Я вновь вернулась к биноклю, но Джека уже не было в комнате — видимо, его позвал отец. Я просмотрела все доступные из моего положения комнаты, но его нигде не было видно. Со вздохом я отложила вибратор на подстаканник, и он наполнил машину своим гулким жужжанием. Самое время опустить водительский козырек и проверить себя в зеркале. Я выглядела обманчиво удовлетворенной — вспотевшая, раскрасневшаяся, с румянцем на щеках. «Терпение — добродетель», — сказала я громко своему отражению. Это прозвучало так забавно, что я захихикала. Смех вышел весьма непривлекательный, почти фыркающий. Я находила весьма приятным делать что-то непривлекательное, когда тебя не видят, подтверждая так свою порочность, в то время как другие считают тебя самим совершенством. Люди часто удивляются, увидев мой почерк; из-за того, что я милая внешне, они полагают, что я такая же во всем остальном. Им странно видеть, что я пишу так, словно у меня крюк вместо руки. Даже Форд однажды поинтересовался, не кривая ли у меня душа. Туалет — отличный пример. Во время учебы в колледже, моя соседка по комнате заходила в туалет после меня и в шоке кричала оттуда о жутком запахе, что доставляло мне огромное удовольствие. С ее квадратной немецкой челюстью и широкими плечами, мне было легко вообразить ее собственные туалетные произведения, — они представлялись мне ортогональными, скорее прямоугольными. Но при моем лице трудно было подумать про меня, что я способна испражняться.

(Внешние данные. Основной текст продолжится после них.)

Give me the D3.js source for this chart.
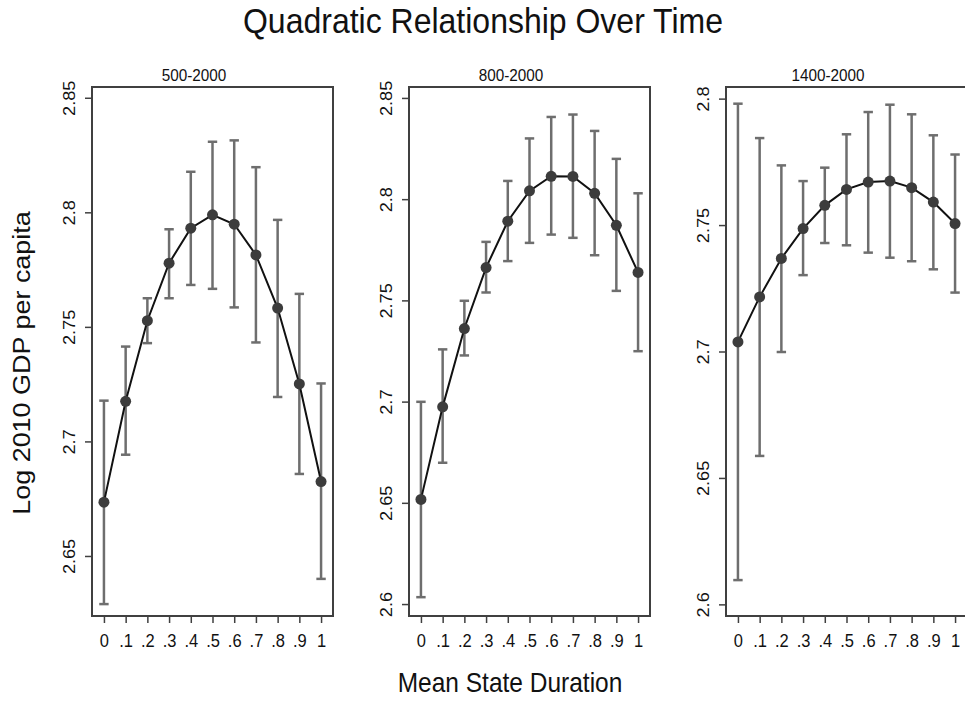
<!DOCTYPE html>
<html>
<head>
<meta charset="utf-8">
<script src="https://cdn.jsdelivr.net/npm/d3@7"></script>
<style>
  body { margin: 0; background: #fff; }
  text { font-family: "Liberation Sans", Arial, sans-serif; fill: #111; }
</style>
</head>
<body>
<div id="chart"></div>
<script>
// values
var xs = [0, .1, .2, .3, .4, .5, .6, .7, .8, .9, 1];

var panelTitles = ["500-2000", "800-2000", "1400-2000"];

var est1 = [2.6735, 2.7175, 2.7527, 2.7778, 2.7931, 2.7989, 2.7948, 2.7814, 2.7582, 2.7251, 2.6825];
var hi1  = [2.7178, 2.7414, 2.7625, 2.7926, 2.8177, 2.8308, 2.8314, 2.8197, 2.7967, 2.7644, 2.7253];
var lo1  = [2.6290, 2.6942, 2.7429, 2.7625, 2.7683, 2.7666, 2.7585, 2.7432, 2.7194, 2.6858, 2.6400];

var est2 = [2.6517, 2.6974, 2.7361, 2.7662, 2.7891, 2.8041, 2.8113, 2.8112, 2.8029, 2.7871, 2.7638];
var hi2  = [2.6999, 2.7258, 2.7498, 2.7789, 2.8090, 2.8300, 2.8406, 2.8418, 2.8337, 2.8199, 2.8029];
var lo2  = [2.6034, 2.6698, 2.7228, 2.7539, 2.7694, 2.7784, 2.7825, 2.7809, 2.7723, 2.7547, 2.7249];

var est3 = [2.7038, 2.7216, 2.7368, 2.7486, 2.7578, 2.7641, 2.7670, 2.7674, 2.7648, 2.7591, 2.7506];
var hi3  = [2.7980, 2.7844, 2.7736, 2.7674, 2.7727, 2.7859, 2.7947, 2.7976, 2.7938, 2.7855, 2.7779];
var lo3  = [2.6096, 2.6587, 2.6998, 2.7302, 2.7429, 2.7420, 2.7391, 2.7371, 2.7357, 2.7325, 2.7233];

var yTicks1 = [2.65, 2.7, 2.75, 2.8, 2.85];
var yTicks2 = [2.6, 2.65, 2.7, 2.75, 2.8, 2.85];
var yTicks3 = [2.6, 2.65, 2.7, 2.75, 2.8];

var yRange1 = [2.6238, 2.8547];
var yRange2 = [2.5941, 2.8554];
var yRange3 = [2.5954, 2.8046];

var panels = [
  {title: panelTitles[0], est: est1, hi: hi1, lo: lo1, ticks: yTicks1, dom: yRange1},
  {title: panelTitles[1], est: est2, hi: hi2, lo: lo2, ticks: yTicks2, dom: yRange2},
  {title: panelTitles[2], est: est3, hi: hi3, lo: lo3, ticks: yTicks3, dom: yRange3}
];

// layout
var W = 965, H = 704;
var SY = 1.1;   // the picture is slightly stretched vertically
var pw = 241, pTop = 87, pBottom = 616;
var lefts = [92, 409, 726];

var svg = d3.select("#chart").append("svg")
    .attr("width", W)
    .attr("height", H);

svg.append("rect").attr("width", W).attr("height", H).attr("fill", "#fff");

// overall title and axis titles
svg.append("text")
    .attr("text-anchor", "middle")
    .attr("font-size", 32)
    .attr("transform", "translate(483,33) scale(1," + SY + ")")
    .text("Quadratic Relationship Over Time");

svg.append("text")
    .attr("text-anchor", "middle")
    .attr("font-size", 24.5)
    .attr("transform", "translate(30,363) scale(1," + SY + ") rotate(-90)")
    .text("Log 2010 GDP per capita");

svg.append("text")
    .attr("text-anchor", "middle")
    .attr("font-size", 24.5)
    .attr("transform", "translate(510,692) scale(1," + SY + ")")
    .text("Mean State Duration");

var xFmt = function(d) {
  if (d === 0) return "0";
  if (d === 1) return "1";
  return d.toFixed(1).slice(1);
};
var yFmt = function(d) { return String(+d.toFixed(2)); };

panels.forEach(function(p, i) {
  var g = svg.append("g").attr("transform", "translate(" + lefts[i] + ",0)");

  var x = d3.scaleLinear().domain([-0.055, 1.055]).range([0, pw]);
  var y = d3.scaleLinear().domain(p.dom).range([pBottom, pTop]);

  // panel title
  g.append("text")
      .attr("text-anchor", "middle")
      .attr("font-size", 15.3)
      .attr("transform", "translate(" + (pw / 2 - 18.5) + ",80.5) scale(1," + SY + ")")
      .text(p.title);

  // y axis
  var ya = g.append("g")
      .call(d3.axisLeft(y).tickValues(p.ticks).tickSize(7).tickFormat(yFmt));
  ya.select(".domain").remove();
  ya.selectAll("line").attr("stroke", "#404040").attr("stroke-width", 1.5);
  ya.selectAll("text")
      .attr("x", 0).attr("y", 0).attr("dy", null)
      .attr("text-anchor", "middle")
      .attr("font-size", 16.5)
      .attr("fill", "#222")
      .attr("transform", "translate(-16.7,0) scale(1," + SY + ") rotate(-90)");

  // x axis
  var xa = g.append("g")
      .attr("transform", "translate(0," + pBottom + ")")
      .call(d3.axisBottom(x).tickValues(xs).tickSize(7).tickFormat(xFmt));
  xa.select(".domain").remove();
  xa.selectAll("line").attr("stroke", "#404040").attr("stroke-width", 1.5);
  xa.selectAll("text")
      .attr("y", 0).attr("dy", null)
      .attr("font-size", 16.5)
      .attr("fill", "#222")
      .attr("transform", "translate(0,30.7) scale(1," + SY + ")");

  // frame
  g.append("rect")
      .attr("x", 0).attr("y", pTop)
      .attr("width", pw).attr("height", pBottom - pTop)
      .attr("fill", "none")
      .attr("stroke", "#404040")
      .attr("stroke-width", 2);

  var rows = xs.map(function(v, k) {
    return {x: v, est: p.est[k], hi: p.hi[k], lo: p.lo[k]};
  });

  // confidence bars
  var bars = g.append("g")
      .attr("stroke", "#6e6e6e")
      .attr("stroke-width", 2.5)
      .selectAll("g")
      .data(rows)
      .enter().append("g");
  bars.append("line")
      .attr("x1", function(d) { return x(d.x); })
      .attr("x2", function(d) { return x(d.x); })
      .attr("y1", function(d) { return y(d.lo); })
      .attr("y2", function(d) { return y(d.hi); });
  bars.append("line")
      .attr("x1", function(d) { return x(d.x) - 4.7; })
      .attr("x2", function(d) { return x(d.x) + 4.7; })
      .attr("y1", function(d) { return y(d.hi); })
      .attr("y2", function(d) { return y(d.hi); });
  bars.append("line")
      .attr("x1", function(d) { return x(d.x) - 4.7; })
      .attr("x2", function(d) { return x(d.x) + 4.7; })
      .attr("y1", function(d) { return y(d.lo); })
      .attr("y2", function(d) { return y(d.lo); });

  // connecting line
  g.append("path")
      .datum(rows)
      .attr("fill", "none")
      .attr("stroke", "#111")
      .attr("stroke-width", 2)
      .attr("d", d3.line()
        .x(function(d) { return x(d.x); })
        .y(function(d) { return y(d.est); }));

  // markers
  g.append("g")
      .selectAll("circle")
      .data(rows)
      .enter().append("circle")
      .attr("cx", function(d) { return x(d.x); })
      .attr("cy", function(d) { return y(d.est); })
      .attr("r", 5.5)
      .attr("fill", "#3c3c3c");
});
</script>
</body>
</html>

«Пока, Джек», — произнесла я. Один плюс в том, чтобы возвращаться домой в промокшей от пота тренировочной одежде, был, — теперь у Форда не будет сомнений, что я и правда сильно устала. В таких случаях уговор всегда был таков: я лежу на своей половине, отвернувшись, так, чтобы он мог спустить с меня трусики, снять лифчик, обнажая соски, и мастурбировать надо мной, в то время как я притворяюсь спящей.
ГЛАВА 3
Близость учеников с их юностью заставила меня удвоить усилия по поддержанию себя в форме, включая посещения спа, кремы и маски. Неделями я ездила на велосипеде, принимая воздушные ванны, втирала в себя косметику с энзимами. В ход пошло все: тонизирующие кремы, ботокс, микродермабразия, световая терапия. Для достижения лучшего результата я представляла себе, что молодею с каждой процедурой. Я представляла себя, четырнадцатилетнюю, стоящую вдалеке и смотрящую на себя, в ожидании, когда я верну свое тело назад, и каждая процедура еще на шаг приближала меня к ней, возвращая на несколько месяцев назад в прошлое. Хотя часто, высказанные с наилучшими намерениями, комплименты, могли сорвать мое стремление к цели достичь совершенства.

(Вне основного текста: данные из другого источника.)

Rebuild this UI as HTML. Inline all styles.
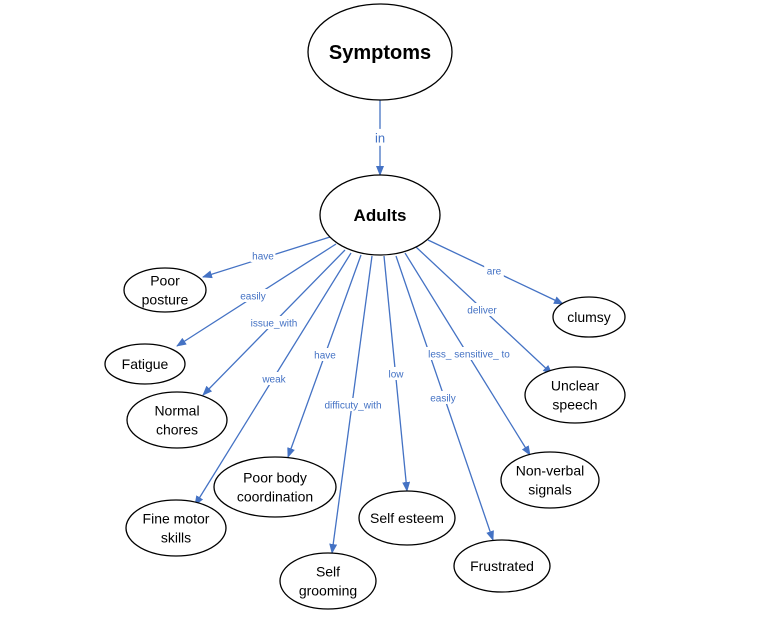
<!DOCTYPE html>
<html><head><meta charset="utf-8">
<style>
html,body{margin:0;padding:0;background:#fff;}
svg{display:block;font-family:"Liberation Sans",Calibri,sans-serif;}
</style></head>
<body>
<svg id="map" width="767" height="617" viewBox="0 0 767 617" xmlns="http://www.w3.org/2000/svg">
<defs>
<marker id="arr" markerWidth="10" markerHeight="8" refX="9" refY="4" orient="auto" markerUnits="userSpaceOnUse">
<path d="M0,0 L10,4 L0,8 Z" fill="#4472C4"/>
</marker>
</defs>
<g id="edges"></g>
<g id="nodes"></g>
<g id="labels"></g>
</svg>
<script>
// nodes: id, label lines, cx, cy, rx, ry, font size, bold
const nodeIds = ["symptoms","adults","posture","fatigue","chores","motor","coord","grooming","esteem","frustrated","nonverbal","speech","clumsy"];
const nodeText = [["Symptoms"],["Adults"],["Poor","posture"],["Fatigue"],["Normal","chores"],["Fine motor","skills"],["Poor body","coordination"],["Self","grooming"],["Self esteem"],["Frustrated"],["Non-verbal","signals"],["Unclear","speech"],["clumsy"]];
const nodeGeom = [[380,52,72,48],[380,215,60,40],[165,290,41,22],[145,364,40,20],[177,420,50,28],[176,528,50,28],[275,487,61,30],[328,581,48,28],[407,518,48,27],[502,566,48,26],[550,480,49,28],[575,395,50,28],[589,317,36,20]];
// edges: from point, to point, label, label position
const edgeLabels = ["in","have","easily","issue_with","weak","have","difficuty_with","low","less_ sensitive_ to","easily","deliver","are"];
const edgePts = [[380,100,380,175],[330,237,203,277],[336,244,177,346],[345,250,203,395],[351,253,195,505],[361,255,288,457],[372,256,332,553],[384,256,407,491],[405,253,530,455],[396,256,493,540],[416,247,552,374],[428,240,563,304]];
const labelPos = [[380,138],[263,256],[253,296],[274,323],[274,379],[325,355],[353,405],[396,374],[469,354],[443,398],[482,310],[494,271]];

const NS="http://www.w3.org/2000/svg";
const eg=document.getElementById('edges'), ng=document.getElementById('nodes'), lg=document.getElementById('labels');
edgePts.forEach((p,i)=>{
  const l=document.createElementNS(NS,'line');
  l.setAttribute('x1',p[0]);l.setAttribute('y1',p[1]);l.setAttribute('x2',p[2]);l.setAttribute('y2',p[3]);
  l.setAttribute('stroke','#4472C4');l.setAttribute('stroke-width','1.3');l.setAttribute('marker-end','url(#arr)');
  
  
  eg.appendChild(l);
  const fs=i===0?13:10;
  const w=edgeLabels[i].length*fs*0.52+4;
  const r=document.createElementNS(NS,'rect');
  r.setAttribute('x',labelPos[i][0]-w/2);r.setAttribute('y',labelPos[i][1]-fs*0.7);
  r.setAttribute('width',w);r.setAttribute('height',fs*1.3);r.setAttribute('fill','#fff');
  lg.appendChild(r);
  const t=document.createElementNS(NS,'text');
  t.setAttribute('x',labelPos[i][0]);t.setAttribute('y',labelPos[i][1]+fs*0.35);
  t.setAttribute('text-anchor','middle');t.setAttribute('font-size',fs);t.setAttribute('fill','#4472C4');
  t.textContent=edgeLabels[i];
  
  
  lg.appendChild(t);
});
nodeIds.forEach((id,i)=>{
  const g=nodeGeom[i];
  const gr=document.createElementNS(NS,'g');
  
  
  const e=document.createElementNS(NS,'ellipse');
  e.setAttribute('cx',g[0]);e.setAttribute('cy',g[1]);e.setAttribute('rx',g[2]);e.setAttribute('ry',g[3]);
  e.setAttribute('fill','#fff');e.setAttribute('stroke','#000');e.setAttribute('stroke-width','1.3');
  gr.appendChild(e);
  const lines=nodeText[i];
  const fs=i===0?20:(i===1?17:14);
  const lh=fs*1.35;
  lines.forEach((s,k)=>{
    const t=document.createElementNS(NS,'text');
    t.setAttribute('x',g[0]);
    t.setAttribute('y',g[1]+(k-(lines.length-1)/2)*lh+fs*0.35);
    t.setAttribute('text-anchor','middle');t.setAttribute('font-size',fs);t.setAttribute('fill','#000');
    if(i<2)t.setAttribute('font-weight','bold');
    t.textContent=s;
    gr.appendChild(t);
  });
  ng.appendChild(gr);
});
</script>
</body></html>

Это было не редкостью во время гликолиевого пилинга (я не нахожу эту болезненную процедуру неприятной, для меня чем сильнее страдания — тем больший прогресс я ощущаю), когда мне говорили: «Знаете, вы на самом деле могли бы быть моделью».
«Я слишком мелковата», — саркастически замечала я, — «5,7 фута всего лишь». Хотя в студенческие годы я флиртовала немного с рекламщиком, делавшим принты, вряд ли сейчас я соблазнилась бы таким предложением. Еще я опасалась, что если вдруг попадется хороший фотограф, то он может запечатлеть настоящую меня, глядящую с фотографии, и все, посмотревшие на меня, вдруг прозреют, словно увидев меня впервые: «О боже! Ты — бездушная извращенка!»